Pantheon is a website operations and hosting platform designed to deliver improved speed, scalability, and reliability for customers leveraging Drupal and WordPress for website delivery. Powering more than 200,000 sites and supporting billions of monthly pageviews, Pantheon is used by organizations across the globe, including Stitch Fix, Datastax, and the ACLU.
Success at Pantheon comes from a consistent focus on engineering excellence and adoption of modern development methodologies and technologies. From the beginning, the platform was developed to leverage public cloud services in order to maximize performance and keep the company’s developers focused on its core technology. Written using a combination of Go, PHP, Python, and Node.js, the Pantheon platform runs on both open source technologies (Cassandra, Linux, and Kubernetes) and licensed technologies (the Fastly content delivery network, or CDN) to ensure performance, agility, and scalability for customers. The combination of a DevOps culture with a cloud-native approach to application development and delivery enables rapid iteration, resulting in a steady flow of innovative features for customers.
Optimizing cloud delivery
Pantheon was originally built using a first-generation cloud services provider. While the platform was satisfactory, before long the pace of innovation at Pantheon began to outpace that of its existing cloud services provider.

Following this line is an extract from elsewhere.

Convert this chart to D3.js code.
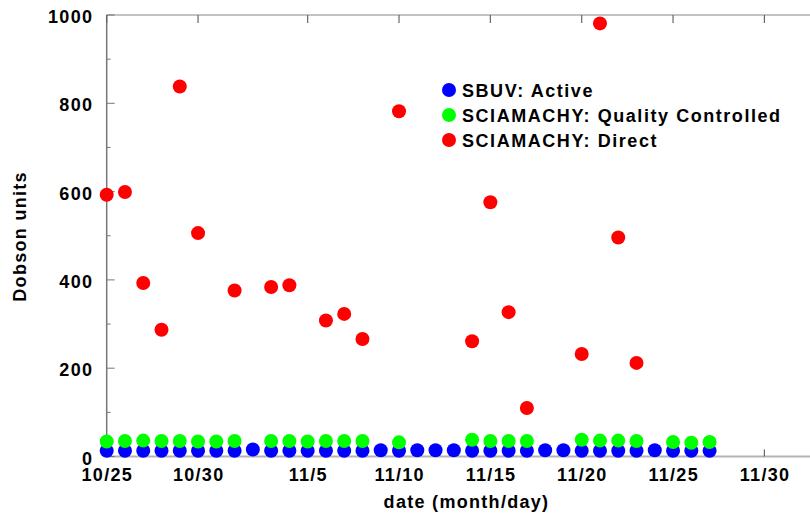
<!DOCTYPE html>
<html>
<head>
<meta charset="utf-8">
<script src="https://cdn.jsdelivr.net/npm/d3@7"></script>
<style>
  body { margin: 0; background: #fff; }
  svg text { font-family: "Liberation Sans", Arial, sans-serif; font-weight: bold; fill: #000; letter-spacing: 1.3px; }
</style>
</head>
<body>
<div id="chart"></div>
<script>
// days shown, one point per day
const dates = [
  "10/25", "10/26", "10/27", "10/28", "10/29", "10/30", "10/31",
  "11/1", "11/2", "11/3", "11/4", "11/5", "11/6", "11/7", "11/8", "11/9",
  "11/10", "11/11", "11/12", "11/13", "11/14", "11/15", "11/16", "11/17",
  "11/18", "11/19", "11/20", "11/21", "11/22", "11/23", "11/24", "11/25",
  "11/26", "11/27"
];
const sbuvActive = [
  13, 13, 13, 13, 13, 13, 13, 13, 16, 13, 13, 13, 13, 13, 13, 14,
  13, 14, 14, 14, 13, 13, 13, 13, 14, 14, 13, 13, 13, 13, 14, 13,
  13, 13
];
const sciaQuality = [
  34, 35, 36, 35, 35, 34, 34, 35, null, 35, 35, 34, 35, 35, 35, null,
  32, null, null, null, 38, 35, 35, 35, null, null, 38, 36, 36, 35, null, 33,
  31, 33
];
const sciaDirect = [
  593, 599, 393, 287, 838, 506, null, 376, null, 384, 388, null, 308, 323, 266, null,
  782, null, null, null, 261, 576, 327, 110, null, null, 232, 981, 496, 212, null, null,
  null, null
];
const xTickLabels = ["10/25", "10/30", "11/5", "11/10", "11/15", "11/20", "11/25", "11/30"];
const yTicks = [0, 200, 400, 600, 800, 1000];
const yMinorTicks = [100, 300, 500, 700, 900];

const series = [
  { name: "SBUV: Active", color: "#0000ff", values: sbuvActive },
  { name: "SCIAMACHY: Quality Controlled", color: "#00ff00", values: sciaQuality },
  { name: "SCIAMACHY: Direct", color: "#ff0000", values: sciaDirect }
];

const width = 810, height = 518;
const plotLeft = 106.7, plotTop = 15, plotBottom = 456.5, plotRight = 825;
const spacing = 1.3; // letter-spacing, trailing gap compensated for anchored text
const year = 2004;
const parseDay = s => d3.timeParse("%Y/%m/%d")(year + "/" + s);

const x = d3.scaleTime()
  .domain([parseDay("10/25"), parseDay("11/30")])
  .range([plotLeft, 764.4]);
const y = d3.scaleLinear().domain([0, 1000]).range([plotBottom, plotTop]);

const svg = d3.select("#chart").append("svg")
  .attr("width", width)
  .attr("height", height);

// frame
svg.append("line").attr("x1", plotLeft).attr("x2", plotRight).attr("y1", plotTop).attr("y2", plotTop)
  .style("stroke", "#888").style("stroke-width", 1.2);
svg.append("line").attr("x1", plotLeft).attr("x2", plotRight).attr("y1", plotBottom).attr("y2", plotBottom)
  .style("stroke", "#b4b4b4").style("stroke-width", 2);
svg.append("line").attr("x1", plotLeft).attr("x2", plotLeft).attr("y1", plotTop).attr("y2", plotBottom)
  .style("stroke", "#777").style("stroke-width", 1.5);

// y ticks
svg.selectAll(".ytick").data(yTicks).enter().append("line")
  .attr("x1", plotLeft).attr("x2", plotLeft + 8)
  .attr("y1", d => y(d)).attr("y2", d => y(d))
  .style("stroke", "#777").style("stroke-width", 1);
svg.selectAll(".yminor").data(yMinorTicks).enter().append("line")
  .attr("x1", plotLeft).attr("x2", plotLeft + 4)
  .attr("y1", d => y(d)).attr("y2", d => y(d))
  .style("stroke", "#777").style("stroke-width", 1);
svg.selectAll(".ylabel").data(yTicks).enter().append("text")
  .attr("x", 92 + spacing)
  .attr("y", d => y(d) + 8)
  .style("font-size", "18px")
  .style("text-anchor", "end")
  .text(d => d);

// x ticks, top and bottom
const xTickDates = xTickLabels.map(parseDay);
svg.selectAll(".xtickTop").data(xTickDates).enter().append("line")
  .attr("x1", d => x(d)).attr("x2", d => x(d))
  .attr("y1", plotTop).attr("y2", plotTop + 8)
  .style("stroke", "#666").style("stroke-width", 1.2);
svg.selectAll(".xtickBot").data(xTickDates).enter().append("line")
  .attr("x1", d => x(d)).attr("x2", d => x(d))
  .attr("y1", plotBottom).attr("y2", plotBottom - 7)
  .style("stroke", "#666").style("stroke-width", 1.2);
svg.selectAll(".xlabel").data(xTickDates).enter().append("text")
  .attr("x", d => x(d) + spacing / 2)
  .attr("y", 481)
  .style("font-size", "18px")
  .style("text-anchor", "middle")
  .text(d3.timeFormat("%-m/%-d"));

// axis titles
svg.append("text")
  .attr("x", (plotLeft + plotRight) / 2 + spacing / 2)
  .attr("y", 508)
  .style("font-size", "18px")
  .style("text-anchor", "middle")
  .text("date (month/day)");
svg.append("text")
  .attr("transform", `translate(25.5, ${(plotTop + plotBottom) / 2 + spacing / 2}) rotate(-90)`)
  .style("font-size", "18px")
  .style("text-anchor", "middle")
  .text("Dobson units");

// points
series.forEach(s => {
  const pts = dates.map((d, i) => ({ date: parseDay(d), value: s.values[i] }))
    .filter(p => p.value !== null);
  svg.append("g").selectAll("circle").data(pts).enter().append("circle")
    .attr("cx", p => x(p.date))
    .attr("cy", p => y(p.value))
    .attr("r", 7)
    .style("fill", s.color);
});

// legend
const legend = svg.append("g").attr("transform", "translate(449, 90)");
series.forEach((s, i) => {
  legend.append("circle").attr("cx", 0).attr("cy", i * 25).attr("r", 7).style("fill", s.color);
  legend.append("text")
    .attr("x", 13).attr("y", i * 25 + 6.7)
    .style("font-size", "18px")
    .style("letter-spacing", "1.55px")
    .text(s.name);
});
</script>
</body>
</html>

After evaluating several solutions, Pantheon chose to replace its existing provider with Google Cloud Platform (GCP), including Google Compute Engine, Google Big Query, Google Kubernetes Engine (GKE), and Cloud SQL. With GCP, Pantheon has access to capabilities supporting its current and future road map, including machine learning, integration with G Suite, and support for Kubernetes, which is critical to the future of Pantheon’s core container orchestration layer.
Migrating with confidence
After choosing GCP, Pantheon went to work mapping out its migration strategy. With over 200,000 websites on the platform, all with custom application code and many with multiple active development environments with any number of technical variations, migration was anything but a straightforward path. However, in the manner consistent with its DevOps culture, Pantheon planned and tested over the course of three months to ensure its migration was a success. “Before we moved a single workload over to GCP, our engineering team mapped out a detailed plan for how we would successfully migrate, including establishing baseline metrics and acceptance criteria,” says Josh Koenig, co-founder and head of product at Pantheon.
Critical to this process was New Relic APM. By using APM in both its legacy and GCP environments, Pantheon was able to gain insight into baseline metrics such as response time, error rates, and throughput. (For examples of cloud migration best practices, read the New Relic Tutorial: Measure Twice, Cut Once). “Using New Relic, if an error occurred with a workload migrated from our old cloud platform to GCP, we could see down to the line of code what was causing the issue and resolve it quickly,” says Koenig. “Because we had clear insight into our data, we never had to question if an error or performance degradation was caused by the app or the cloud platform.”
After testing, migration began. “Using New Relic, we migrated 50,000 customers and over 200,000 total websites in just two weeks with no major incidents,” says Koenig. “We didn’t receive a single customer support call due to the migration and didn’t open a single ticket with GCP during the process. We were amazed.”